The Federal Trade Commission (FTC) was established by the Federal Trade Commission Act in 1914. Its purpose is to protect consumers, and to prevent certain business practices that take advantage of consumers and squeeze other businesses out.
An example of this would be the FTC regulating companies from forming monopolies, or dominating the market. This is also known as antitrust regulation. The FTC protects both consumers and businesses. The following is a partial list of activities the FTC undertakes:
- Protecting consumers from false advertising and other forms of fraud;
- Enforcing a variety of laws related to consumer credit;
- Regulating business marketing and warranty practices; and
- Enforcing laws and trade regulation rules, and developing new rules to protect the marketplace.
The FTC's main goal is to ensure that the markets are vigorous, efficient, and free of restrictions. Thus, the FTC tries to enforce consumer protection laws that prevent fraud, deception, and unfair business practices.

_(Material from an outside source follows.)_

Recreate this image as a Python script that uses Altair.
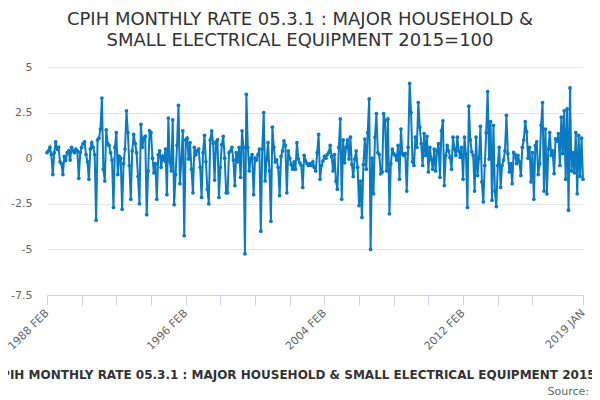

What Does the Bureau of Consumer Protection Do?
This Bureau of the FTC is responsible for enforcing rules created by the FTC, and laws enacted by Congress pertaining to consumer protections. Its actions include:
- Collecting complaints and conducting investigations;
- Suing companies and people that break the law;
- Making rules to maintain a fair marketplace; and
- Educating consumers and businesses about their rights and responsibilities.
The Bureau has eight regional offices in Los Angeles, New York, San Francisco, Seattle, Chicago, Cleveland, Atlanta and Dallas. It also has eight divisions.
What are the Responsibilities of the Bureau’s Divisions?
The FTC has a wide range of responsibilities, but within the Bureau they have created separate divisions that oversee the following concerns:
- Division of Privacy and Identity Protection: handles issues related to identity theft, consumer privacy and credit reporting.
- Division of Advertising Practices: enforces federal truth-in-advertising laws.
- Division of Consumer and Business Education: produces educational materials in a variety of format to help consumer and business stay educated on their rights and responsibilities.
- Division of Enforcement: litigates and coordinates with law enforcement.
- Division of Marketing Practices: enforces consumer protection laws by filing actions on behalf of the FTC to stop scams, prevent scam artists from repeating their fraudulent schemes, freeze assets, and obtain compensation for victims.
- Division of Consumer Response and Operations: takes data and interprets it in order to determine whether the FTC’s efforts at consumer protection are successful.
- Division of Financial Practices: develops policy and enforces laws related to financial and lending practices affecting consumers.
- Division of Litigation Technology and Analysis: working with lawyers and determining efficacy of technology used in litigation.
How Does the FTC Bring an Action?
The FTC may decide to take action when it receives letters from consumers or businesses, pre-merger notification filings, Congressional inquiries or articles on consumer or economic subjects. The FTC's investigations are usually non-public. This protects the investigation and the companies involved.
If the FTC believes a company has violated the law, it may try to get voluntary compliance by entering into a consent order with the company.
This basically means that the company agrees to stop its practices. If the FTC cannot get such an agreement, it may issue an administrative complaint or seek injunctive relief from the courts.
If a violation is found, the company may be ordered to cease and desist. The FTC can also issue Trade Regulation Rules. During the rulemaking proceedings, the public can attend hearings and file written comments on a proposed rule.
Do I Need a Lawyer If I Filed a Claim with the FTC?
The FTC is by its nature responsible for taking legal action based on consumers’ and others’ complaints. If you filed a complaint with the FTC and your complaint was ignored or nothing was resolved, then you can decide if you'd like to pursue a private civil action.
However, it's important to remember that complaints to the FTC take time to resolve, and you should hold onto all of your documents and records in case they cannot address you complaint right away. In the event that your complaint has legal merit, you may consider submitting your claim to a business lawyer if the FTC refuses to take action on your complaint.